I didn't even realise the HCl/Peroxide (before Copper Chloride starts its magic) was dissolving gold until this week; something the interweb vids promised wouldn't happen until nitrate got its teeth into it.

I figured the AP (copper chloride) process and the HCl chlorox (sodium hyperchlorite?) process were the least dangerous and not quite as complicated so a good place for me to start. (I forgot also an HCl leach to remove tin) I chose the least valuable of my material to start with. I'm not ready to add nitrates, nitric or sulfuric acids to the mix just yet. At the very least I want to establish sound lab practices first. Already a number of times I've decided to check on a reaction and grabbed say the strainer bucket my gold fingers are being processed in. I'm just checking I don't need gloves right? Copper chloride solution can't be good for your hands or any other part of your body. If I were that stupid with some of the other processes ...well we know what could happen.

jason_recliner said:
As you say, it's a far better education to get your hands dirty... which of course in this hobby is something I strive to avoid.

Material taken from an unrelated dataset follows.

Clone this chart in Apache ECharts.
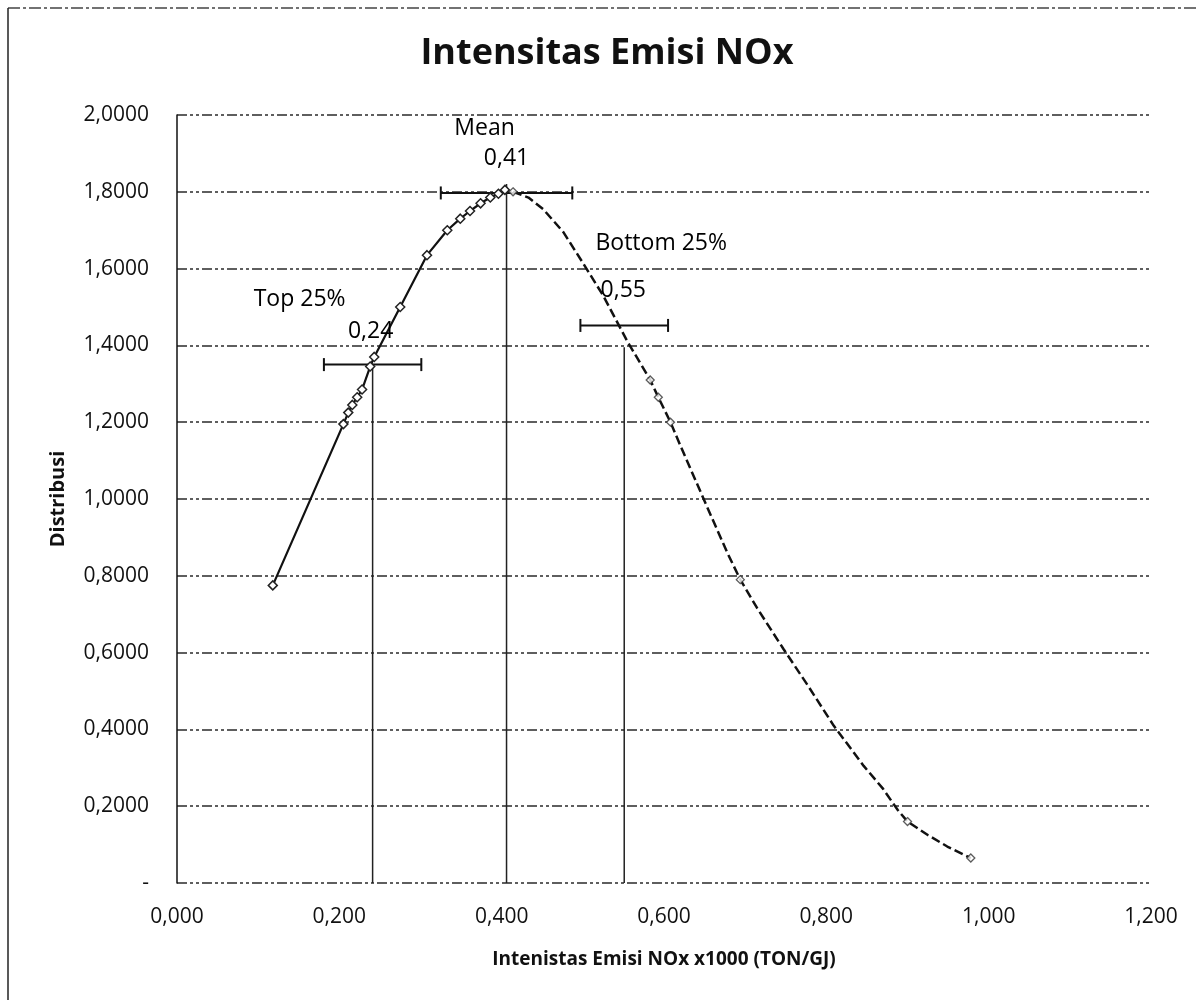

...see copper chloride comments above

jason_recliner said:
I'm still trying to recover my mistakes and still I make new ones. I made one yesterday while processing a large jar of waste acid. A very black powder sat at the bottom while new copper was still being eaten up, so I thought it should be worth collecting. Took a week to get it all out. I do not know what it is, but it's less obviously reactive than copper. Then I dumped fresh HCl on it to see whether it would stay solid, and put it on my coffee maker. It stunk of sulphur dioxide fumes (SMB) but stayed black suspension. It's only after I dropped my hot acid into water and the jar went basically clear that I realised: @#$%, I forgot to incinerate it and it's probably still nitrated. It's largely settling today, and I still don't know what it is. But it's a mix of black with almost lilac.

I'm a little confused and I don't mean to sound like someone who knows what they are doing because I'm not. I'm just barely to the point where I just might be able to pursue being a beginner, not even an apprentice. You're processing waste acid with copper to cement values there's SMB and possibly Nitrates along with a black powder precipitate? Is this left over poor man's nitric (edit... I meant poor man's AR) that you dissolved gold in? Was it tested? Did any gold drop? Does free sodium nitrate mean there's still nitric acid that should be neutralized before gold can be dropped? I haven't really looked into the process because I don't plan on using it. I purchased 5 gal. of battery fluid (35%? {would have to go look} sulfuric acid) and intend to concentrate it to 98% and use Steve's formula for cold nitric which I plan to distill afterwards. That's still beyond my currant capabilities, so it'll be a while.

I used the AP process on 8 oz of pins (some with solder) and an undermined amount of cell and other boards with gold plating (and solder) + some cell boards that I used an HCl bath to remove components I couldn't remove manually. I had an unknown/untested stannus chloride and when I tested the solutions I didn't trust the results. After my incinerating fiasco with the gold foils I filtered from my two solutions, I did manage to make about 50 ml of dilute gold chloride which tested positive for gold with my suspect stannus chloride (I still consider it suspect but it is at least some light in the dark). My chloride solutions I used on the pins and boards I combined and placed in a 5 gal plastic pail (it still tested negative for PMs BUT it has to have tin from the solder and I was almost positive it had dissolved gold as well) and added a 3# coffee container full of clean (I should say degreased with NaOH and rinsed several times, there was a little surface discoloration on the copper) heavy pure copper pieces to the contaminated copper chloride solution. After about a week I carefully decanted the copper chloride solution (and a container of rinse waters) leaving me with some fine black powder still sitting in about a qt/l of water/solution (it has a very faint blue tint). I had to explain all of that to make clear where the black powder I have came from before I can ask for help dealing with it. In my case there could be gold in it. There could be whatever surface contamination the copper had on it. There could be any number things I know nothing about. If I decided to proceed with what I think I know I would gather and wash the powder (to remove as much chlorides as possible) incinerate (cringe) wash with water, wash in HCl, wash in water (to make sure I got rid of anything I could that is soluble in hcl or water. I don't think I'd try to melt it, I think I'd attempt HCl/bleach leach (?) and see what happened. I don't know that's what to do and haven't found any postings that deal with my situation (yet, still looking). I could just ask even though it IS here somewhere. I could just take the powders and call it the start of my stock pot. It can wait, I'll keep looking and I have a batch of fingers that yesterday were starting to give up their gold foils. There's no need to force the issue... baby steps.

Doug
 
This is still a good ways from you but well worth the trip. http://greenwayproductsinc.com/ is in Knoxville Tn. and sell nitric acid in all sizes. If I remember right, you get the 15 gallon keg, the initial cost is around $250 because of the keg but every refill is less than $30. That's less than $2 a gallon. If you have an Approved container, you can transfer the acid and not have to pay the drum deposit. They will sell to anyone during regular business hours. You can purchase the acid and pay drum deposit and leave their lot and find a good spot to transfer the acid and take their drum right back to them. DO NOT USE AN UNAPPROVED CONTAINER. It would be best to consider the first purchase and deposit as one purchase and just return the drum for a refill.
 
Thank you Geo. I have family in Rossville GA/Chattanooga TN. Now I have another reason to visit. I don't have anything I would want to transport it that far in even if it were considered approved. So if your price is right it's less than $5/l drum included (if I did the math right).